Why the name is a bit misleading
Calling them “quarterly” payments suggests each one should match that quarter’s earnings, but the underlying system is really about spreading an estimate of the year’s total tax across four checkpoints. Someone with irregular side income — a big project in one quarter and almost nothing in the next — is still generally expected to pay based on the full-year projection, adjusted as better information becomes available, rather than recalculating each payment purely from that quarter’s activity in isolation.
What actually determines whether a payment is owed
A few factors matter more than the income from a single slow quarter:
- Total expected tax for the year. The relevant number is the full-year projection, which combines side income with any other income, such as wages from a regular job.
- Withholding from other sources. If a regular paycheck already has taxes withheld, that withholding counts toward the year’s total obligation and can reduce or eliminate what’s separately owed for side income.
- Prior-year safe harbor amounts. Many taxpayers can avoid underpayment penalties by paying at least a percentage of the prior year’s total tax liability, regardless of how a specific quarter performed.
- Cumulative income to date. The IRS generally expects estimated payments to reflect year-to-date income and expected income for the rest of the year, not a strict quarter-by-quarter reset.

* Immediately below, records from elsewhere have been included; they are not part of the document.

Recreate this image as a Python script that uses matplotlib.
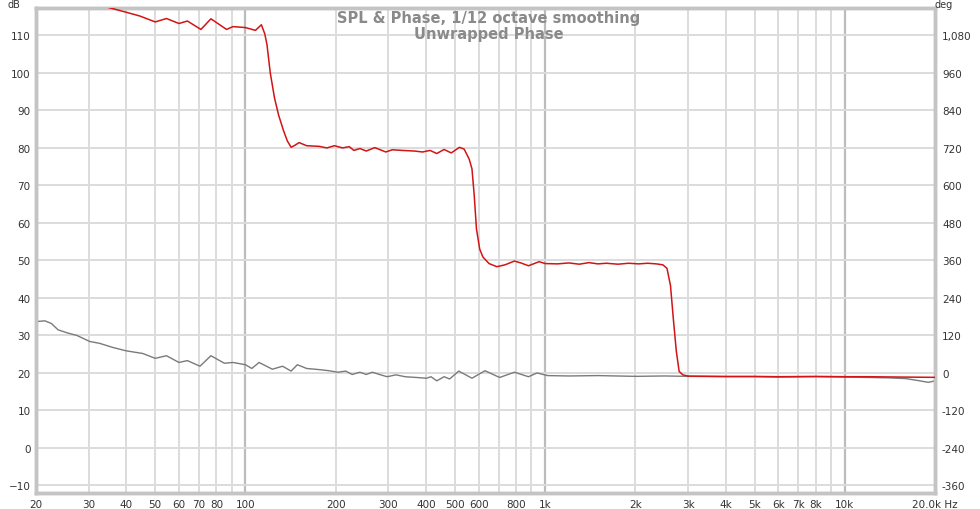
import matplotlib
matplotlib.use("Agg")
import matplotlib.pyplot as plt
import numpy as np

# SPL trace (left axis, dB)
spl_freq = [20, 21.4, 22.5, 23.7, 25.4, 27.4, 30.2, 32.6, 36.1, 40, 45.4, 50, 54.5, 60, 64,
            70.5, 76.7, 85, 90.8, 100, 105, 111, 123, 133, 142, 149, 160, 176, 190, 203,
            216, 227, 241, 253, 265, 280, 297, 318, 341, 372, 402, 416, 435, 460, 480, 515,
            570, 630, 705, 790, 880, 940, 1020, 1200, 1500, 2000, 2500, 3000, 4000, 5000,
            6000, 8000, 10000, 12000, 14000, 16000, 17500, 19000, 20000]
spl_db = [33.7, 33.9, 33.2, 31.5, 30.7, 30.0, 28.4, 27.9, 26.8, 25.9, 25.2, 23.9, 24.6, 22.8, 23.3,
          21.8, 24.6, 22.6, 22.8, 22.2, 21.2, 22.8, 21.0, 21.8, 20.5, 22.2, 21.2, 20.9, 20.6, 20.2,
          20.5, 19.6, 20.2, 19.6, 20.2, 19.6, 19.0, 19.5, 19.0, 18.8, 18.6, 19.0, 17.9, 19.0, 18.4, 20.5,
          18.6, 20.6, 18.8, 20.2, 19.0, 20.0, 19.3, 19.2, 19.3, 19.1, 19.2, 19.1, 19.0, 19.0,
          18.9, 19.0, 18.9, 18.8, 18.7, 18.5, 18.0, 17.5, 17.9]

# unwrapped phase trace (right axis, deg)
ph_freq = [32, 35.3, 40, 44.4, 50, 54.5, 60, 64, 71, 76.7, 86.5, 90.8, 100, 108, 113, 116,
           118, 121, 125, 129, 134, 138, 142, 146, 151, 160, 176, 187, 198, 211, 222, 230, 241,
           253, 270, 294, 309, 333, 366, 390, 413, 435, 460, 486, 518, 537, 558, 570, 580,
           590, 605, 620, 650, 690, 735, 790, 830, 880, 955, 1000, 1100, 1200, 1300, 1400,
           1500, 1600, 1750, 1900, 2050, 2200, 2350, 2470, 2550, 2620, 2680, 2740, 2800,
           2880, 3000, 4000, 5000, 6000, 8000, 10000, 12000, 15000, 20000]
ph_deg = [1180, 1168, 1154, 1142, 1123, 1134, 1118, 1126, 1099, 1133, 1099, 1108, 1105, 1096, 1114, 1085,
          1050, 960, 880, 825, 775, 742, 722, 728, 737, 727, 725, 720, 727, 720, 724, 712, 718,
          710, 721, 707, 714, 712, 710, 707, 712, 702, 715, 704, 722, 716, 684, 653, 568,
          461, 396, 371, 350, 340, 346, 358, 352, 343, 356, 350, 349, 352, 348, 353,
          349, 351, 348, 351, 349, 351, 349, 346, 335, 280, 170, 70, 5,
          -6, -10, -11, -11, -12, -11, -12, -12, -13, -14]

xticks = [20, 30, 40, 50, 60, 70, 80, 100, 200, 300, 400, 500, 600, 800, 1000,
          2000, 3000, 4000, 5000, 6000, 7000, 8000, 10000, 20000]
xlabels = ["20", "30", "40", "50", "60", "70", "80", "100", "200", "300", "400", "500", "600",
           "800", "1k", "2k", "3k", "4k", "5k", "6k", "7k", "8k", "10k", "20.0k Hz"]
grid_minor = [20, 30, 40, 50, 60, 70, 80, 90, 200, 300, 400, 500, 600, 700, 800, 900,
              2000, 3000, 4000, 5000, 6000, 7000, 8000, 9000]
grid_major = [100, 1000, 10000]
db_ticks = list(range(-10, 111, 10))
deg_ticks = list(range(-360, 1081, 120))

fig = plt.figure(figsize=(9.8, 5.1), dpi=100)
ax = fig.add_axes([36 / 980, 16 / 510, 899 / 980, 485 / 510])
ax.set_xscale("log")
ax.set_xlim(20, 20000)
ax.set_ylim(-12, 117.3)

for f in grid_minor:
    ax.axvline(f, color="#dcdcdc", lw=1.4, zorder=0)
for f in grid_major:
    ax.axvline(f, color="#bcbcbc", lw=1.6, zorder=0)
for d in db_ticks:
    ax.axhline(d, color="#dcdcdc", lw=1.4, zorder=0)

ax.plot(spl_freq, spl_db, color="#7a7a7a", lw=1.0, zorder=3)

ax.set_xticks(xticks)
ax.set_xticklabels(xlabels)
ax.xaxis.set_minor_locator(matplotlib.ticker.NullLocator())
ax.set_yticks(db_ticks)
ax.tick_params(length=0, labelsize=7.5, labelcolor="#333333", pad=4)

ax2 = ax.twinx()
ax2.set_ylim(12 * (-12 - 20), 12 * (117.3 - 20))
ax2.set_yticks(deg_ticks)
ax2.set_yticklabels([f"{d:,}" for d in deg_ticks])
ax2.tick_params(length=0, labelsize=7.5, labelcolor="#333333", pad=5)
ax2.plot(ph_freq, ph_deg, color="#d21414", lw=1.1, zorder=3)

for a in (ax, ax2):
    for s in a.spines.values():
        s.set_color("#c4c4c4")
        s.set_linewidth(2.5)

fig.text(14 / 980, 1 - 5 / 510, "dB", fontsize=7, color="#333333", ha="center", va="center")
fig.text(944 / 980, 1 - 5 / 510, "deg", fontsize=7, color="#333333", ha="center", va="center")

fig.text(489 / 980, 1 - 18 / 510, "SPL & Phase, 1/12 octave smoothing", fontsize=10.5,
         fontweight="bold", color="#8a8a8a", ha="center", va="center")
fig.text(489 / 980, 1 - 34 / 510, "Unwrapped Phase", fontsize=10.5,
         fontweight="bold", color="#8a8a8a", ha="center", va="center")

plt.savefig("out.png", dpi=100)
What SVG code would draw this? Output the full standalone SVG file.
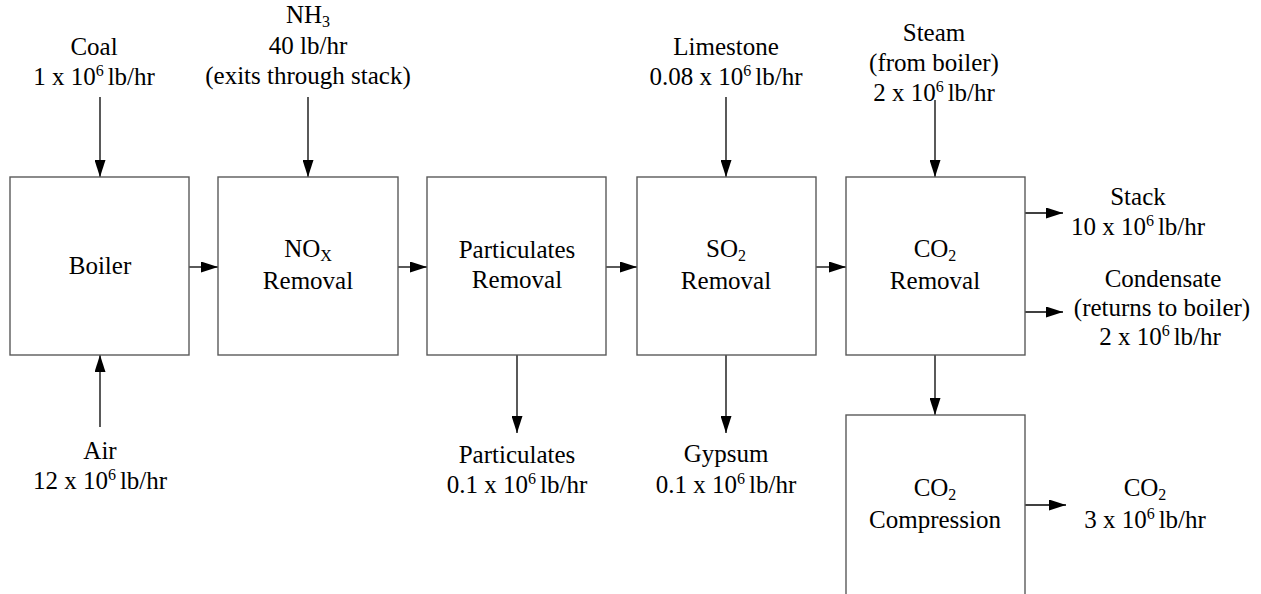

Why skipping a slow quarter can still cost something
Underpayment penalties are generally calculated based on the gap between what was paid and what was actually owed by each due date, measured against the full-year picture. A quarter with little side income doesn’t necessarily lower what’s due if income from other sources, or income earned earlier in the year, already pushed the year’s total tax obligation higher. This is closely related to what happens when someone underestimates tax owed on side income more broadly — a mismatch between what’s paid in and the year’s actual liability is what triggers a penalty, not the income level of any single quarter viewed alone.
How this connects to other side-income surprises
People juggling multiple income streams often run into a cluster of related questions around the same time, like why a separate tax form arrives from every payment app used for side income or why self-employment tax on side hustle money feels like it came out of nowhere. These all trace back to the same underlying idea: tax obligations accumulate across the full year and across every income source combined, not in isolated quarterly or per-source buckets.
Quick reference
A quiet quarter for side income is worth noting when estimating the next payment, but it isn’t, on its own, a reason to skip a scheduled payment if the year’s cumulative income still points to tax being owed. Reviewing year-to-date income against prior estimates before each due date is the general way people avoid both overpaying during slow periods and getting caught by underpayment penalties tied to income that arrived earlier in the year, similar to how an unexpected balance after unemployment reflects a full year’s income landing at once rather than one period alone.